The identification of a solar signal in climate records of the last 500 years using proxy and model-based analysis and the implications for natural climate variability
There has been confirmation in the last two decades, through instrumental measurements onboard satellites, that the 'solar constant' does, as has long been hypothesized, vary. While there is no consensus as to the best method for estimating past variations in solar output, it seems likely that over the last 500 years, the sun has played a role in the changing climate. However, there is little evidence to suggest that changes in irradiance are having a large impact on the current warming trend.

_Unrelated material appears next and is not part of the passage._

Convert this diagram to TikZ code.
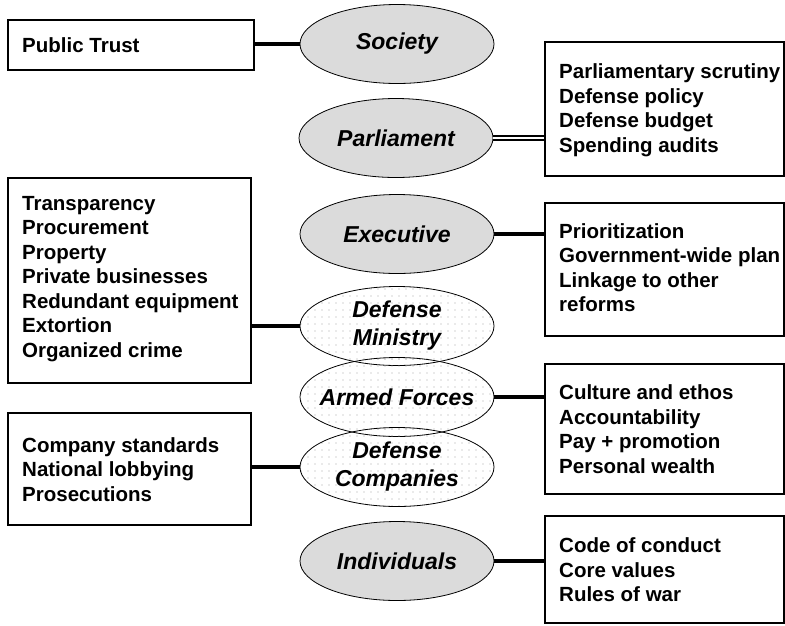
\documentclass[tikz,border=0pt]{standalone}
\usepackage{fontspec}
\setmainfont{Liberation Sans}
\usetikzlibrary{shapes.geometric,patterns.meta}
\tikzset{
  listbox/.style={draw, line width=2.4pt, rectangle, inner sep=0pt, anchor=north west},
  listtext/.style={anchor=west, inner sep=0pt, align=left,
    font=\bfseries\fontsize{20.5}{24.5}\selectfont},
  ellsolid/.style={ellipse, draw, line width=0.8pt, fill=black!14, minimum width=194pt,
    minimum height=79pt, inner xsep=-20pt, inner ysep=0pt, align=center,
    font=\bfseries\itshape\fontsize{23}{28}\selectfont},
  elldot/.style={ellsolid, fill=none, pattern={Dots[radius=0.55pt,distance=7pt]}, pattern color=black!35},
  conn/.style={line width=4.5pt},
  dconn/.style={line width=2pt, double, double distance=1.1pt}
}
\begin{document}
\begin{tikzpicture}[x=1pt,y=-1pt]
\useasboundingbox (0,0) rectangle (785,625);
% boxes
\node[listbox, minimum width=246pt, minimum height=50pt] (pt) at (7,19) {};
\node[listtext] (pttxt) at ([xshift=15pt]pt.west) {Public Trust};
\node[listbox, minimum width=239pt, minimum height=134pt] (parbox) at (544,41) {};
\node[listtext] (partxt) at ([xshift=15pt,yshift=-1pt]parbox.west)
  {Parliamentary scrutiny\\Defense policy\\Defense budget\\Spending audits};
\node[listbox, minimum width=239pt, minimum height=133pt] (exbox) at (544,202) {};
\node[listtext] (extxt) at ([xshift=15pt,yshift=2pt]exbox.west)
  {Prioritization\\Government-wide plan\\Linkage to other\\reforms};
\node[listbox, minimum width=243pt, minimum height=205pt] (trbox) at (7,177) {};
\node[listtext] (trtxt) at ([xshift=15pt,yshift=2pt]trbox.west)
  {Transparency\\Procurement\\Property\\Private businesses\\Redundant equipment\\Extortion\\Organized crime};
\node[listbox, minimum width=239pt, minimum height=130pt] (cubox) at (544,363) {};
\node[listtext] (cutxt) at ([xshift=15pt]cubox.west)
  {Culture and ethos\\Accountability\\Pay + promotion\\Personal wealth};
\node[listbox, minimum width=243pt, minimum height=112pt] (cobox) at (7,412) {};
\node[listtext] (cotxt) at ([xshift=15pt]cobox.west)
  {Company standards\\National lobbying\\Prosecutions};
\node[listbox, minimum width=239pt, minimum height=107pt] (ccbox) at (544,515) {};
\node[listtext] (cctxt) at ([xshift=15pt]ccbox.west)
  {Code of conduct\\Core values\\Rules of war};
% ellipses
\node[ellsolid] (soc) at (397,44) {Society};
\node[ellsolid] (par) at (396,138) {Parliament};
\node[ellsolid] (exe) at (397,234) {Executive};
\node[elldot] (dm) at (397,326) {Defense\\Ministry};
\node[elldot] (af) at (397,397) {Armed Forces};
\node[elldot] (dc) at (397,467) {Defense\\Companies};
\node[ellsolid] (ind) at (397,561) {Individuals};
% connectors
\draw[conn] (soc.west -| pt.east) -- (soc.west);
\draw[dconn] (par.east) -- (par.east -| parbox.west);
\draw[conn] (exe.east) -- (exe.east -| exbox.west);
\draw[conn] (dm.west -| trbox.east) -- (dm.west);
\draw[conn] (af.east) -- (af.east -| cubox.west);
\draw[conn] (dc.west -| cobox.east) -- (dc.west);
\draw[conn] (ind.east) -- (ind.east -| ccbox.west);
\end{tikzpicture}
\end{document}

A complementary approach of empirical and model-based analysis is used to determine if the climate effects of an estimated change in solar irradiance were significant in the pre-industrial era and what climate patterns emerge in response to reduced solar forcing at that time. Also investigated is the modification of solar-induced climate patterns by a hitherto underrepresented forcing - changes in Earth's orbit - and how solar and orbital forcing compare to that of increasing atmospheric greenhouse gas concentration. Finally a brief analysis of the effects of a Maunder Minimum-like solar irradiance on a climate forced by doubled CO2 is undertaken.
Clear evidence is established herein for the ability of relatively small changes in solar irradiance to impact the global climate. Both at the century scale and at shorter periodicities, the variability of the solar 'constant' is influential in defining the global mean climate and more importantly, the regional characterization of that climate. Influencing the preferred mode of decadal variability, such as North Atlantic Oscillation, solar variability alters the mean climate for northern Europe and the North Atlantic region. The global response for temperature is found to be near-linear, while precipitation is more complex. Excitation of important feedbacks, such as sea-ice, plays an important role in determining the resulting pattern of response and ensures that even a much smaller forcing (solar variability) can exert a similar fingerprint to that of a larger forcing (greenhouse gases). Orbital forcing, typically excluded from model experiments for the decadal-to-centennial scale, is found to provide important modification of regional response and may be critical for determining a more accurate 'forecast' for future climate.